Boeing comes to Sheffield

The US aerospace giant is spreading its wings into Europe

Last week, Boeing announced it would be opening its first ever manufacturing facility in Europe. Where will it be I hear you ask? Sheffield. I imagine that isn’t what you were expecting. I certainly wasn’t. The decision is significant for two reasons; what it says about Boeing’s relationship with Europe, and what it says about UK industrial capability.

Boeing’s first foray into Europe will only produce actuators, so it isn’t quite as significant an incursion onto enemy territory as when Airbus opened a final assembly line (FAL) in Mobile, Alabama. Any decision by Boeing to move some production to Europe would be very significant indeed, but we are not there yet. What it shows is how keen Boeing is to keep its European governments on side. This is likely the result of a quid pro quo arrangement following recent defence sales. The UK MOD has signed contracts totaling £5bn for P-8 surveillance aircraft and Apache helicopters, but in a blow to the UK defence industry assembly of the helicopters will be in the US rather than the UK as was the case with previous orders. Boeing has therefore committed to building a £100m facility to service the Royal Air Force’s (RAF) P-8s at RAF Lossiemouth in Scotland, as well as making Britain a centre for training and maintenance of military aircraft, with Boscombe Down considered the front-runner.

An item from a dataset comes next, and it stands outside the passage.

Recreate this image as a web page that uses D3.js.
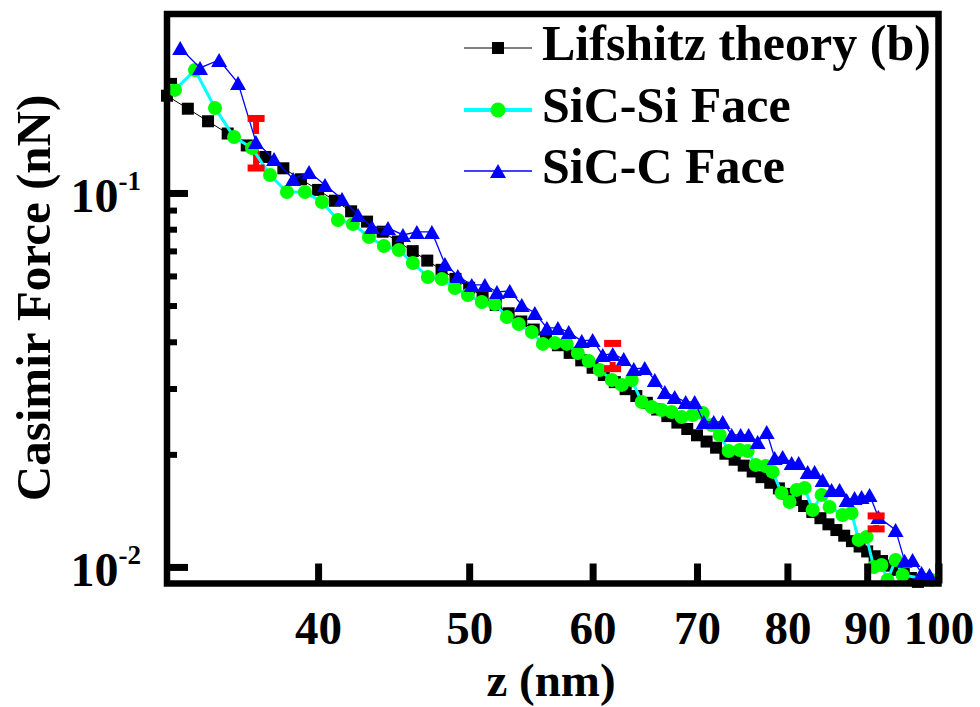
<!DOCTYPE html>
<html><head><meta charset="utf-8">
<script src="https://cdn.jsdelivr.net/npm/d3@7"></script>
<style>
body{margin:0;background:#fff}
svg{display:block}
text{font-family:"Liberation Serif","Times New Roman",serif;font-weight:bold;fill:#000}
</style>
</head><body>
<svg id="chart" width="980" height="707"></svg>
<script>
// ---- data (z in nm, force in nN) ----
const theoryZ = [32,33,34,35,36,37,38,39,40,41,42,43,44,45,46,47,48,49,50,51,52,53,54,55,56,57,58,59,60,61,62,63,64,65,66,67,68,69,70,71,72,73,74,75,76,77,78,79,80,81,82,83,84,85,86,87,88,89,90,91,92,93,94,95,96,97];
const theoryF = [0.1820,0.1680,0.1555,0.1442,0.1340,0.1248,0.1164,0.1088,0.1019,0.09533,0.08932,0.08383,0.07878,0.07417,0.06989,0.06594,0.06229,0.05892,0.05579,0.05289,0.05018,0.04767,0.04532,0.04313,0.04108,0.03916,0.03736,0.03568,0.03409,0.03260,0.03120,0.02988,0.02864,0.02747,0.02636,0.02531,0.02432,0.02338,0.02249,0.02164,0.02084,0.02008,0.01935,0.01866,0.01800,0.01738,0.01679,0.01622,0.01568,0.01510,0.01455,0.01402,0.01350,0.01300,0.01255,0.01212,0.01172,0.01134,0.01100,0.01068,0.01037,0.01008,0.00982,0.00957,0.00934,0.00912];

const siZ = [32.38,33.35,34.35,35.33,36.28,37.26,38.20,39.23,40.23,41.19,42.11,43.12,44.08,45.07,46.01,47.04,48.02,48.95,49.90,50.94,51.93,52.86,53.80,54.85,55.75,56.74,57.75,58.70,59.65,60.63,61.72,62.64,63.57,64.51,65.47,66.45,67.43,68.43,69.55,70.59,71.54,72.39,73.35,74.55,75.44,76.34,77.47,78.28,79.31,80.26,81.10,82.06,83.04,84.15,85.14,86.79,87.95,88.87,89.92,90.87,91.93,92.75,93.86,94.83,98.97];
const siF = [0.1886,0.2132,0.1688,0.1411,0.1319,0.1117,0.1006,0.1006,0.09461,0.08470,0.08262,0.07628,0.07216,0.07041,0.06497,0.05962,0.05890,0.05572,0.05337,0.05112,0.05049,0.04660,0.04464,0.04249,0.03948,0.03972,0.03948,0.03734,0.03554,0.03363,0.03162,0.03067,0.03162,0.02762,0.02678,0.02629,0.02597,0.02518,0.02549,0.02580,0.02397,0.02254,0.02042,0.02055,0.02042,0.01874,0.01862,0.01795,0.01577,0.01492,0.01607,0.01627,0.01420,0.01558,0.01447,0.01377,0.01394,0.01181,0.01203,0.01000,0.01012,0.009231,0.01044,0.009519,0.009231];

const cZ = [32.63,33.60,34.56,35.54,36.49,37.48,38.55,39.47,40.41,41.44,42.43,43.31,44.35,45.34,46.28,47.32,48.24,49.17,50.19,51.17,52.09,53.09,54.04,55.09,56.08,57.0,57.92,59.04,60.0,60.90,61.81,62.82,63.76,64.80,65.77,66.75,67.73,68.84,69.76,70.70,71.75,72.71,73.68,74.66,75.55,76.56,77.59,78.51,79.44,80.50,81.34,82.43,83.28,84.27,85.39,86.41,87.31,88.34,89.26,90.32,91.5,93.86,95.11,96.24,97.53,98.68];
const cF = [0.2442,0.2159,0.2268,0.1968,0.1369,0.1233,0.1090,0.1138,0.1051,0.09638,0.08735,0.08111,0.08061,0.07722,0.07865,0.07865,0.06458,0.05999,0.05675,0.05675,0.05436,0.05470,0.05018,0.04777,0.04355,0.04355,0.04249,0.04020,0.04046,0.03688,0.03711,0.03598,0.03384,0.03404,0.03162,0.02937,0.02848,0.02762,0.02762,0.02442,0.02442,0.02442,0.02254,0.02254,0.02254,0.02159,0.02296,0.01956,0.01968,0.01897,0.01897,0.01795,0.01795,0.01708,0.01607,0.01607,0.01510,0.01529,0.01539,0.01558,0.0136,0.01256,0.01038,0.01044,0.009638,0.009519];

const errZ  = [36.5, 61.8, 91.2];
const errF  = [0.1369, 0.03711, 0.0136];
const errLo = [0.1166, 0.0339, 0.01264];
const errHi = [0.1582, 0.0396, 0.01369];

const xTicks = [40,50,60,70,80,90,100];
const yMajor = [0.01, 0.1];
const yMajorExp = ["-2", "-1"];
const yMinor = [0.02,0.03,0.04,0.05,0.06,0.07,0.08,0.09,0.2];

const seriesNames = ["Lifshitz theory (b)", "SiC-Si Face", "SiC-C Face"];

// ---- scales ----
const L = 167, R = 938.5, T = 14, B = 583.5;
const x = d3.scaleLog().domain([32, 100]).range([L, R]);
const y = d3.scaleLog().domain([0.00903, 0.301]).range([B, T]);

const svg = d3.select("#chart");
const zip = (a, b) => a.map((v, i) => [v, b[i]]);
const line = d3.line().x(d => x(d[0])).y(d => y(d[1]));

const theory = zip(theoryZ, theoryF), si = zip(siZ, siF), cf = zip(cZ, cF);

const tri = "M0,-7L8,7L-8,7Z";

// theory
svg.append("path").attr("d", line(theory)).attr("fill", "none").attr("stroke", "#000").attr("stroke-width", 1);
svg.append("g").selectAll("rect").data(theory).join("rect")
  .attr("x", d => x(d[0]) - 6).attr("y", d => y(d[1]) - 6).attr("width", 12).attr("height", 12).attr("fill", "#000");

// error bar stems (under markers, with gap to symbol)
const eb = errZ.map((z, i) => ({z, f: errF[i], lo: errLo[i], hi: errHi[i]}));
const stems = svg.append("g");
eb.forEach(d => {
  const yc = y(d.f), yh = y(d.hi), yl = y(d.lo);
  if (yc - 8 > yh) stems.append("line").attr("x1", x(d.z)).attr("x2", x(d.z)).attr("y1", yh).attr("y2", yc - 8).attr("stroke", "#ff0000").attr("stroke-width", 6);
  if (yl > yc + 8) stems.append("line").attr("x1", x(d.z)).attr("x2", x(d.z)).attr("y1", yc + 8).attr("y2", yl).attr("stroke", "#ff0000").attr("stroke-width", 6);
});

// SiC-Si
svg.append("path").attr("d", line(si)).attr("fill", "none").attr("stroke", "#00ffff").attr("stroke-width", 3);
svg.append("g").selectAll("circle").data(si).join("circle")
  .attr("cx", d => x(d[0])).attr("cy", d => y(d[1])).attr("r", 7).attr("fill", "#00ff00");

// SiC-C
svg.append("path").attr("d", line(cf)).attr("fill", "none").attr("stroke", "#0000ff").attr("stroke-width", 1.3);
svg.append("g").selectAll("path").data(cf).join("path")
  .attr("d", tri).attr("transform", d => `translate(${x(d[0])},${y(d[1])})`).attr("fill", "#0000ff");

// error bar caps
svg.append("g").selectAll("rect").data(eb.flatMap(d => [[d.z, d.hi], [d.z, d.lo]])).join("rect")
  .attr("x", d => x(d[0]) - 8.5).attr("y", d => y(d[1]) - 3.5).attr("width", 17).attr("height", 7).attr("fill", "#ff0000");

// ---- axes (ticks inward) ----
const gx = svg.append("g").attr("transform", `translate(0,${B})`)
  .call(d3.axisBottom(x).tickValues(xTicks).tickSize(-20).tickFormat(d3.format("d")));
gx.select(".domain").remove();
gx.selectAll(".tick line").attr("stroke", "#000").attr("stroke-width", 7);
gx.selectAll(".tick text").attr("y", 60).attr("dy", 0).attr("font-size", 47)
  .attr("font-family", "Liberation Serif, Times New Roman, serif").attr("font-weight", "bold").attr("fill", "#000");

const gyMinor = svg.append("g").attr("transform", `translate(${L},0)`)
  .call(d3.axisLeft(y).tickValues(yMinor).tickSize(-10).tickFormat(""));
gyMinor.select(".domain").remove();
gyMinor.selectAll(".tick line").attr("stroke", "#000").attr("stroke-width", 6);

const gy = svg.append("g").attr("transform", `translate(${L},0)`)
  .call(d3.axisLeft(y).tickValues(yMajor).tickSize(-21).tickFormat(""));
gy.select(".domain").remove();
gy.selectAll(".tick line").attr("stroke", "#000").attr("stroke-width", 7);

yMajor.forEach((v, i) => {
  const t = svg.append("text").attr("x", 141).attr("y", y(v) + 19).attr("text-anchor", "end").attr("font-size", 48);
  t.append("tspan").text("10");
  t.append("tspan").attr("font-size", 27).attr("dy", -22).text(yMajorExp[i]);
});

// frame
svg.append("rect").attr("x", L).attr("y", T).attr("width", R - L).attr("height", B - T)
  .attr("fill", "none").attr("stroke", "#000").attr("stroke-width", 6.5);

// axis titles
svg.append("text").attr("x", 551).attr("y", 696).attr("text-anchor", "middle").attr("font-size", 47).text("z (nm)");
svg.append("text").attr("transform", "translate(50,298) rotate(-90)").attr("text-anchor", "middle").attr("font-size", 49).text("Casimir Force (nN)");

// legend
const legY = [48, 110, 171];
const lg = svg.append("g");
lg.append("line").attr("x1", 464).attr("x2", 532).attr("y1", legY[0]).attr("y2", legY[0]).attr("stroke", "#000").attr("stroke-width", 1);
lg.append("rect").attr("x", 498 - 6).attr("y", legY[0] - 6).attr("width", 12).attr("height", 12).attr("fill", "#000");
lg.append("line").attr("x1", 464).attr("x2", 532).attr("y1", legY[1]).attr("y2", legY[1]).attr("stroke", "#00ffff").attr("stroke-width", 4);
lg.append("circle").attr("cx", 498).attr("cy", legY[1]).attr("r", 7.5).attr("fill", "#00ff00");
lg.append("line").attr("x1", 464).attr("x2", 532).attr("y1", legY[2]).attr("y2", legY[2]).attr("stroke", "#0000ff").attr("stroke-width", 1.5);
lg.append("path").attr("d", tri).attr("transform", `translate(498,${legY[2]})`).attr("fill", "#0000ff");
seriesNames.forEach((n, i) => {
  lg.append("text").attr("x", 542).attr("y", legY[i] + 12).attr("font-size", 50).text(n);
});
</script>
</body></html>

Sir Michael Arthur, President of Boeing UK said that the move was part of Boeing “becoming a more global company”. Currently Boeing employs 2,300 staff in the UK on civil and military programmes. The new 25,000 sq ft factory will have an initial staff of 30, though this could well be expanded. Boeing maintains that the decision is not linked to lower manufacturing costs in UK, however with Airbus enjoying such a strong currency tailwind following the devaluation of sterling against the dollar, it must be a small factor. It is intriguing though that with Brexit looming, Boeing has not chosen a location with the future EU for its first European plant. Sheffield’s choice must surely be a boost to Theresa May and her Government, following the launch of the new UK Industrial Strategy at the end of January which champions technological development as the core of a Great Britain after we leave the EU.

The North of England, our traditional industrial heartland will certainly see it as a vote of confidence, and so it should. In this automated era, where more and more manufacturing plants are closing, it is all too easy to bemoan the loss of our industrial capability. However, it seems that brilliant things are happening in the North. Sheffield University’s Advanced Manufacturing Research Centre has been at the forefront of combining academic research with industry. It specializes in metals, materials and virtual reality prototyping and design. 500 engineers work alongside 5000 industry sponsored apprentices. It has developed designs for Rolls-Royce composite turbine blades, McLaren superstars and the Boeing Dreamliner. Boeing’s new facility will be 30 miles down the road.

Boeing aircraft are unlikely to lose their “made in the USA” stamp anytime soon, but this decision is a reminder why the two sides of the Aerospace and Defence sector will always be inexplicably linked, because often concessions on one side to sales in the other. In addition, it reminds Airbus that the dynamics of the US vs Europe aircraft duopoly are always shifting and is a small but well-timed boost to the UK industrial capability.